-- START OF SUPPLIED INFORMATION --
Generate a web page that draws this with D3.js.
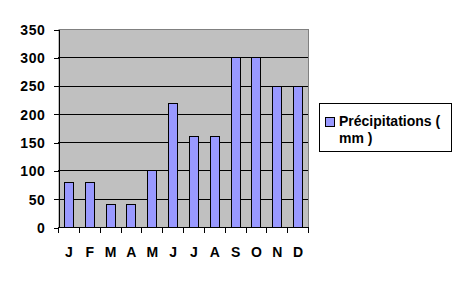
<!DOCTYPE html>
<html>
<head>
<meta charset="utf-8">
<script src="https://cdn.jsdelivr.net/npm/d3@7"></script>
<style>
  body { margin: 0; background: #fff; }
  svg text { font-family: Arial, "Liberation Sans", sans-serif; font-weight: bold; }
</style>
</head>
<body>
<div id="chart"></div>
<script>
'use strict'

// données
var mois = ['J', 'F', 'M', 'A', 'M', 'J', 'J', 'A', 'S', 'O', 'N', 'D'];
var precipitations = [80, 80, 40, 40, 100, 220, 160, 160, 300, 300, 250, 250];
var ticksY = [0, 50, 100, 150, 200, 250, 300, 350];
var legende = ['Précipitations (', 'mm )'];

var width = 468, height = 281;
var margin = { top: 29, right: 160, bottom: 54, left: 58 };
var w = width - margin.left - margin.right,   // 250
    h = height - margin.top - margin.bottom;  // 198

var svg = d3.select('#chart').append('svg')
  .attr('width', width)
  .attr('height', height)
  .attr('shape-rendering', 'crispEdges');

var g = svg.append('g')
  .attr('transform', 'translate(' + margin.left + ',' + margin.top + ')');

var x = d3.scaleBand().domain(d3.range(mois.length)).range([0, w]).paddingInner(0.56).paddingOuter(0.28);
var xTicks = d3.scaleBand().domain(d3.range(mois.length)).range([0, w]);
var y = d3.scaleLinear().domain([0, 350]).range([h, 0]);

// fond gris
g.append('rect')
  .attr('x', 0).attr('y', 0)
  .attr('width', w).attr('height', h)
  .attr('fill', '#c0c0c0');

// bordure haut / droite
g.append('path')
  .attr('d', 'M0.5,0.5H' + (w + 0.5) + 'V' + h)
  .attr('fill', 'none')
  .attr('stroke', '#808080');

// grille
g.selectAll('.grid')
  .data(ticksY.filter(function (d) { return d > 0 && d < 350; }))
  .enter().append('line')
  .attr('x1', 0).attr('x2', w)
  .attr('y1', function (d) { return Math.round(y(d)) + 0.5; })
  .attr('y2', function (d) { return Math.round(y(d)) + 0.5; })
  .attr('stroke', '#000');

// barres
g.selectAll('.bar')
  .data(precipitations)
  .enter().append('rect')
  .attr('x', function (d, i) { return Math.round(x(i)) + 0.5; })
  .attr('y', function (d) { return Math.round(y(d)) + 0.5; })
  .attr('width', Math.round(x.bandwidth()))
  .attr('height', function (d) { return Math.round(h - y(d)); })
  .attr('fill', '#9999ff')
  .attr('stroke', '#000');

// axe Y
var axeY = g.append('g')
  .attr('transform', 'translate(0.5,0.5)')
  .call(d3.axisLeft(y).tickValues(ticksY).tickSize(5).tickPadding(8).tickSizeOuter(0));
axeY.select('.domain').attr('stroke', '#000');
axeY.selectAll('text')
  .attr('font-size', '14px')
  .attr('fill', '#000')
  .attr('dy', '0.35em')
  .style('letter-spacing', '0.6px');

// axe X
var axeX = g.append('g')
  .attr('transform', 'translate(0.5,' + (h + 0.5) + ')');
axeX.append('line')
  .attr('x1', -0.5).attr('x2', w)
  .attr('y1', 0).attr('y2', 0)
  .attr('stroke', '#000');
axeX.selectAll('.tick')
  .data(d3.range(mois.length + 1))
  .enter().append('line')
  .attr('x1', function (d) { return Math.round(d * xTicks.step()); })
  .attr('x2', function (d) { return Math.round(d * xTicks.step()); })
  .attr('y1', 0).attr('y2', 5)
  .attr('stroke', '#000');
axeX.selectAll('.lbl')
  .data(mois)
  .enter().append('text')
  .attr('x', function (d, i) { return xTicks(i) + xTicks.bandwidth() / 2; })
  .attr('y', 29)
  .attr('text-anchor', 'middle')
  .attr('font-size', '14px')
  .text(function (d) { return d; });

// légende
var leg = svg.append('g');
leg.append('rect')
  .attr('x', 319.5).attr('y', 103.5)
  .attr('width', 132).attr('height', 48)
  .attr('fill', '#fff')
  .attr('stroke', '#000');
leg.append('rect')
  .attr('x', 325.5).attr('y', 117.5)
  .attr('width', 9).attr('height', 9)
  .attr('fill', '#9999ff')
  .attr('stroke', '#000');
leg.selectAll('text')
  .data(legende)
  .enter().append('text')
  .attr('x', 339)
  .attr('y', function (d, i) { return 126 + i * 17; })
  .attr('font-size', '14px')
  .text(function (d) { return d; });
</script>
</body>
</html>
-- END OF SUPPLIED INFORMATION --
■ DO THIS ■
Give again, word for word, every line from the top of the data through the line with "margin.top + ')');", both ends included, and exclude the pictures.

■ RESPONSE TO THE TASK ■
Generate a web page that draws this with D3.js.
<!DOCTYPE html>
<html>
<head>
<meta charset="utf-8">
<script src="https://cdn.jsdelivr.net/npm/d3@7"></script>
<style>
  body { margin: 0; background: #fff; }
  svg text { font-family: Arial, "Liberation Sans", sans-serif; font-weight: bold; }
</style>
</head>
<body>
<div id="chart"></div>
<script>
'use strict'

// données
var mois = ['J', 'F', 'M', 'A', 'M', 'J', 'J', 'A', 'S', 'O', 'N', 'D'];
var precipitations = [80, 80, 40, 40, 100, 220, 160, 160, 300, 300, 250, 250];
var ticksY = [0, 50, 100, 150, 200, 250, 300, 350];
var legende = ['Précipitations (', 'mm )'];

var width = 468, height = 281;
var margin = { top: 29, right: 160, bottom: 54, left: 58 };
var w = width - margin.left - margin.right,   // 250
    h = height - margin.top - margin.bottom;  // 198

var svg = d3.select('#chart').append('svg')
  .attr('width', width)
  .attr('height', height)
  .attr('shape-rendering', 'crispEdges');

var g = svg.append('g')
  .attr('transform', 'translate(' + margin.left + ',' + margin.top + ')');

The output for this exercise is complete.